El segundo nombre que retumba en las alcantarillas genovesas, en este caso como instigador de esta fétida conspiración, es el del lanzador Guinness de huesos de aceituna, Teodoro García Egea, secretario general del partido con vocación de Rasputín ibérico. Y, por último, como probable destapador de la intriga, las miradas apuntan a Miguel Ángel Rodríguez, plenipotenciario jefe de Gabinete de Ayuso. Entre bastidores se le señala como responsable de las últimas filtraciones a los medios, que buscan ser la puntilla para un Pablo Casado en horas muy bajas. Tras la victoria pírrica de Mañueco y el ridículo en la votación de la reforma laboral, el antiguo ministro y portavoz del gobierno Aznar olió sangre y ha ido a degüello. Ahora o nunca. Y la militancia parece haberle comprado el relato.

En el momento de escribir estas líneas, aún no se conoce el final de esta crisis, que podría cerrarse de tres posibles maneras. Por un lado, puede que Casado y Egea logren tumbar a la presidenta madrileña, tras confirmarse que su hermano cobró una sustanciosa comisión por el contrato de las mascarillas (hay quien especula con la posibilidad de que, en este supuesto, se crease un nuevo partido liberal que sustituyese al agónico Ciudadanos con figuras como Cayetana Álvarez de Toledo y la propia Ayuso). En segundo lugar, puede que sea la dirigente investigada quien termine finiquitando la etapa de Casado al frente del PP, desatando una nueva guerra interna por ocupar la presidencia del partido. Y, por último, puede que se llegue a un improbable alto el fuego entre ambos bandos, con cesiones recíprocas: Ayuso debería someterse al liderazgo interno de Casado, y éste debería entregar a la Salomé del Manzanares la cabeza de García Egea en una bandeja de plata.

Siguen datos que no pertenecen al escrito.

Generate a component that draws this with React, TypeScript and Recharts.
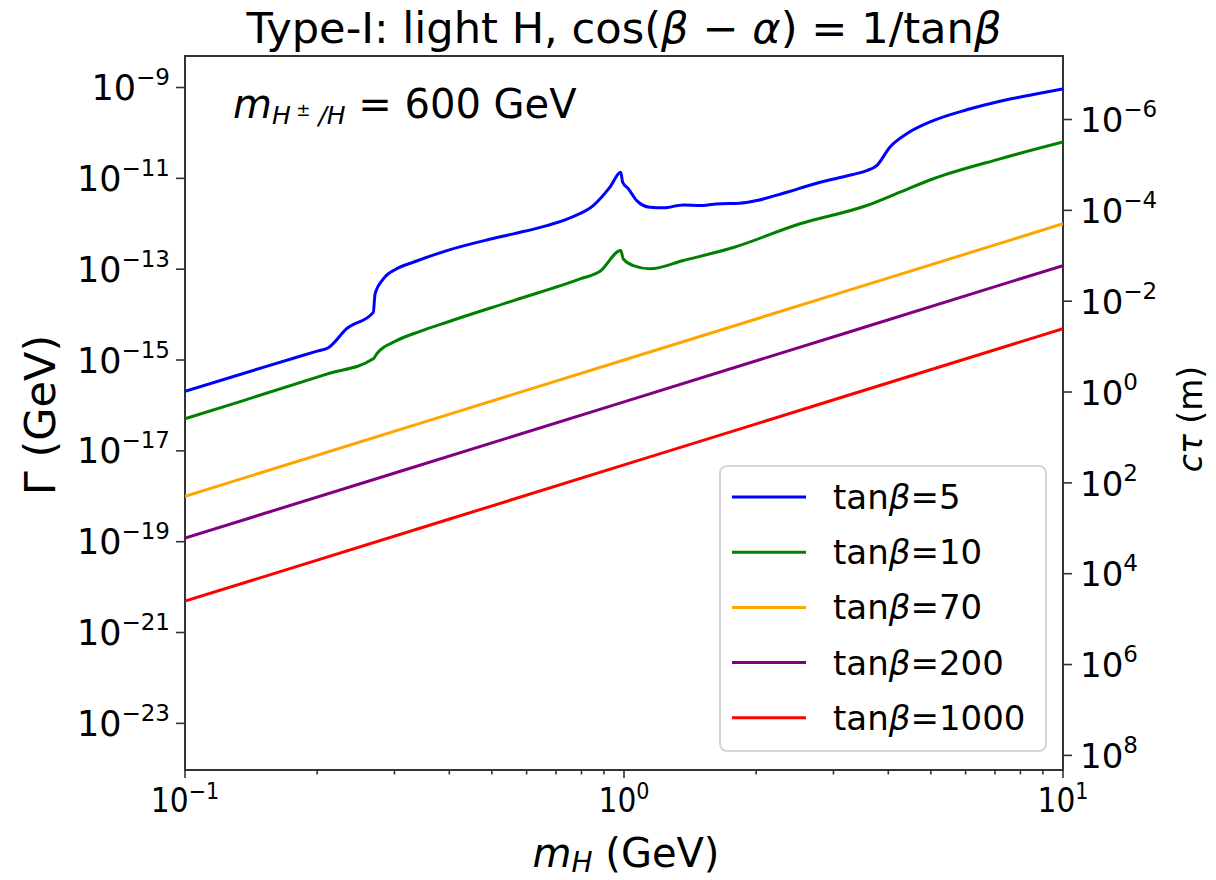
import React from 'react';
import { LineChart, Line, XAxis, YAxis, ReferenceArea, Legend, Label } from 'recharts';

// hbar*c in GeV*m, used for the c*tau axis on the right
const HBARC = 1.973e-16;

const Y_MIN = 9.4e-25;
const Y_MAX = 4.94e-9;

const massMajor = [0.1, 1, 10];
const massTicks = [0.1, 0.2, 0.3, 0.4, 0.5, 0.6, 0.7, 0.8, 0.9, 1, 2, 3, 4, 5, 6, 7, 8, 9, 10];
const widthTicks = [1e-9, 1e-11, 1e-13, 1e-15, 1e-17, 1e-19, 1e-21, 1e-23];
const ctauExps = [-6, -4, -2, 0, 2, 4, 6, 8];

// [m_H (GeV), Gamma (GeV)]
const tb5: [number, number][] = [
  [0.1, 2.04e-16], [0.15, 6.8e-16], [0.2, 1.57e-15], [0.212, 1.86e-15],
  [0.2335, 4.9e-15], [0.2685, 1.12e-14],
  [0.271, 2.86e-14], [0.283, 6.1e-14], [0.3035, 1.02e-13], [0.331, 1.42e-13],
  [0.395, 2.57e-13], [0.487, 4.4e-13], [0.56, 6.0e-13], [0.667, 9.1e-13],
  [0.766, 1.44e-12], [0.851, 2.52e-12], [0.929, 6.4e-12], [0.983, 1.36e-11],
  [0.993, 8.2e-12], [1.023, 5.9e-12], [1.069, 3.24e-12], [1.146, 2.31e-12],
  [1.229, 2.24e-12], [1.365, 2.6e-12], [1.49, 2.52e-12], [1.626, 2.74e-12],
  [1.837, 2.83e-12], [2.006, 3.24e-12], [2.306, 4.7e-12], [2.748, 7.8e-12],
  [3.3, 1.2e-11], [3.572, 1.48e-11], [3.764, 1.91e-11], [4.036, 4.9e-11], [4.406, 9.6e-11],
  [5.066, 1.87e-10], [6.035, 3.23e-10], [7.186, 4.99e-10], [8.557, 7.0e-10],
  [10, 9.3e-10],
];
const tb10: [number, number][] = [
  [0.1, 5.1e-17], [0.1358, 1.28e-16], [0.2103, 4.9e-16], [0.2685, 1.06e-15],
  [0.2733, 1.37e-15], [0.3035, 2.67e-15], [0.343, 4.27e-15], [0.395, 6.8e-15],
  [0.56, 2.03e-14], [0.794, 6.1e-14], [0.882, 9.0e-14], [0.983, 2.57e-13],
  [0.996, 1.69e-13], [1.05, 1.2e-13], [1.146, 1.02e-13], [1.365, 1.55e-13],
  [1.774, 3.0e-13], [2.517, 1.0e-12], [3.572, 2.52e-12], [4.253, 4.97e-12],
  [5.066, 9.8e-12], [7.186, 2.69e-11], [10, 6.3e-11],
];
const tb70: [number, number][] = [[0.1, 1.0e-18], [1, 1.0e-15], [10, 1.0e-12]];
const tb200: [number, number][] = [[0.1, 1.2e-19], [1, 1.2e-16], [10, 1.2e-13]];
const tb1000: [number, number][] = [[0.1, 4.9e-21], [1, 4.9e-18], [10, 4.9e-15]];

const seriesNames = ['5', '10', '70', '200', '1000'];
const seriesColors = ['#0000ff', '#008000', '#ffa500', '#800080', '#ff0000'];
const seriesData = [tb5, tb10, tb70, tb200, tb1000];

const SANS = '"DejaVu Sans", sans-serif';
const COND = '"DejaVu Sans Condensed", "DejaVu Sans", sans-serif';

const exp10 = (v: number) => Math.round(Math.log10(v));
const fmtExp = (e: number) => (e < 0 ? '\u2212' + Math.abs(e) : String(e));

const XTick = (props: any) => {
  const { x, y, payload } = props;
  const major = massMajor.includes(payload.value);
  return (
    <g>
      <line x1={x} x2={x} y1={y} y2={y + (major ? 8 : 4.5)} stroke="#333" strokeWidth={1.6} />
      {major && (
        <text x={x} y={y + 42} textAnchor="middle" fontFamily={COND} fontSize={33} fill="#000">
          10<tspan dy={-13} fontSize={23}>{fmtExp(exp10(payload.value))}</tspan>
        </text>
      )}
    </g>
  );
};

const YTickLeft = (props: any) => {
  const { x, y, payload } = props;
  return (
    <g>
      <line x1={x - 9} x2={x} y1={y} y2={y} stroke="#333" strokeWidth={1.6} />
      <text x={x - 15} y={y + 12.5} textAnchor="end" fontFamily={SANS} fontSize={35} fill="#000">
        10<tspan dy={-15} fontSize={23}>{fmtExp(exp10(payload.value))}</tspan>
      </text>
    </g>
  );
};

const YTickRight = (props: any) => {
  const { x, y, payload } = props;
  const k = Math.round(Math.log10(HBARC / payload.value));
  return (
    <g>
      <line x1={x} x2={x + 9} y1={y} y2={y} stroke="#333" strokeWidth={1.6} />
      <text x={x + 17} y={y + 12.7} textAnchor="start" fontFamily={SANS} fontSize={34} fill="#000">
        10<tspan dy={-15} fontSize={23}>{fmtExp(k)}</tspan>
      </text>
    </g>
  );
};

const FrameTexts = (props: any) => {
  const vb = props.viewBox || { x: 185, y: 56, width: 878, height: 714 };
  return (
    <g>
      <text x={vb.x + vb.width / 2} y={43} textAnchor="middle" fontFamily={SANS} fontSize={43}
        fill="#000" textLength={755} lengthAdjust="spacingAndGlyphs">
        Type-I: light H, cos(<tspan fontStyle="italic">β</tspan> − <tspan fontStyle="italic">α</tspan>) = 1/tan<tspan fontStyle="italic">β</tspan>
      </text>
      <text x={vb.x + 48} y={118} fontFamily={SANS} fontSize={40} fill="#000">
        <tspan fontStyle="italic">m</tspan>
        <tspan fontStyle="italic" fontSize={25} dy={6}>H</tspan>
        <tspan fontSize={17} dy={-8}> ±</tspan>
        <tspan fontStyle="italic" fontSize={25} dy={8}> /H</tspan>
        <tspan dy={-6}> = 600 GeV</tspan>
      </text>
    </g>
  );
};

const LegendBox = () => (
  <div style={{ width: 328, height: 287, border: '2px solid #d6d6d6', borderRadius: 8, background: 'rgba(255,255,255,0.85)', boxSizing: 'border-box' }}>
    <svg width={324} height={283} style={{ display: 'block' }}>
      {seriesNames.map((n, i) => {
        const cy = 30 + i * 55.2;
        return (
          <g key={n}>
            <line x1={11} x2={85} y1={cy} y2={cy} stroke={seriesColors[i]} strokeWidth={3} />
            <text x={112} y={cy + 12} fontFamily={SANS} fontSize={34} fill="#000">
              tan<tspan fontStyle="italic">β</tspan>={n}
            </text>
          </g>
        );
      })}
    </svg>
  </div>
);

export default function App() {
  return (
    <div style={{ position: 'absolute', left: 0, top: 0, width: 1216, height: 880, background: '#fff' }}>
      <LineChart width={1216} height={880} margin={{ top: 56, right: 0, bottom: 0, left: 0 }}>
        <XAxis dataKey="m" type="number" scale="log" domain={[0.1, 10]} allowDataOverflow
          ticks={massTicks} interval={0} tick={<XTick />} tickLine={false} axisLine={false}
          tickSize={0} tickMargin={0} height={110}>
          <Label content={(p: any) => {
            const vb = p.viewBox;
            return (
              <text x={vb.x + vb.width / 2 + 2} y={867} textAnchor="middle" fontFamily={SANS} fontSize={40} fill="#000">
                <tspan fontStyle="italic">m</tspan>
                <tspan fontStyle="italic" fontSize={28} dy={5}>H</tspan>
                <tspan dy={-5}> (GeV)</tspan>
              </text>
            );
          }} />
        </XAxis>
        <YAxis yAxisId="l" type="number" scale="log" domain={[Y_MIN, Y_MAX]} allowDataOverflow
          ticks={widthTicks} interval={0} tick={<YTickLeft />} tickLine={false} axisLine={false}
          tickSize={0} tickMargin={0} width={185}>
          <Label content={(p: any) => {
            const vb = p.viewBox;
            const cx = 40;
            const cy = vb.y + vb.height / 2 + 2;
            return (
              <text x={cx} y={cy} transform={`rotate(-90 ${cx} ${cy})`} textAnchor="middle"
                dominantBaseline="central" fontFamily={SANS} fontSize={43} fill="#000">
                Γ (GeV)
              </text>
            );
          }} />
        </YAxis>
        <YAxis yAxisId="r" orientation="right" type="number" scale="log" domain={[Y_MIN, Y_MAX]}
          allowDataOverflow ticks={ctauExps.map((k) => HBARC / Math.pow(10, k))} interval={0}
          tick={<YTickRight />} tickLine={false} axisLine={false} tickSize={0} tickMargin={0} width={153}>
          <Label content={(p: any) => {
            const vb = p.viewBox;
            const cx = 1190;
            const cy = vb.y + vb.height / 2 + 6;
            return (
              <text x={cx} y={cy} transform={`rotate(-90 ${cx} ${cy})`} textAnchor="middle"
                dominantBaseline="central" fontFamily={SANS} fontSize={33} fill="#000">
                <tspan fontStyle="italic">cτ</tspan> (m)
              </text>
            );
          }} />
        </YAxis>
        <ReferenceArea yAxisId="l" x1={0.1} x2={10} y1={Y_MIN} y2={Y_MAX} fill="none" stroke="#333"
          strokeWidth={2} ifOverflow="visible" label={<FrameTexts />} />
        {seriesData.map((d, i) => (
          <Line key={seriesNames[i]} yAxisId="l" data={d.map(([m, g]) => ({ m, g }))} dataKey="g"
            name={`tanβ=${seriesNames[i]}`} type="monotoneX" stroke={seriesColors[i]} strokeWidth={3}
            dot={false} activeDot={false} isAnimationActive={false} />
        ))}
        <Legend layout="vertical" align="center" verticalAlign="middle" content={<LegendBox />}
          wrapperStyle={{ left: 719, top: 465, width: 328, height: 287 }} />
      </LineChart>
    </div>
  );
}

En cualquier caso, el partido saldrá muy debilitado de esta pelea navajera, que recupera la imagen del PP como formación caótica y corrupta, y donde los únicos beneficiados son el PSOE (que ya no necesita preocuparse por su adversario, porque se suicida solo) y VOX (que probablemente seguirá aumentando su respaldo con desencantados populares). En julio se celebrará el nuevo congreso del partido, y un amigo con buen ojo para el análisis político me sugiere la posibilidad de que Alberto Núñez Feijóo​ aparezca en verano como el caballero blanco que traerá el orden y la paz a la galaxia popular. Podría ser.

En cualquier caso, al margen de la ideología que defienda cada uno, el último tiro en el pie del PP constituye una desgracia sin paliativos para nuestra democracia. Un sistema político sano requiere la existencia de una alternativa seria y creíble, como acicate para la autoexigencia gubernamental. Y el incendio en la calle Génova acaba con esta posibilidad, o la deja en manos de una extrema derecha cada vez más desacomplejada. Bomberos, por favor.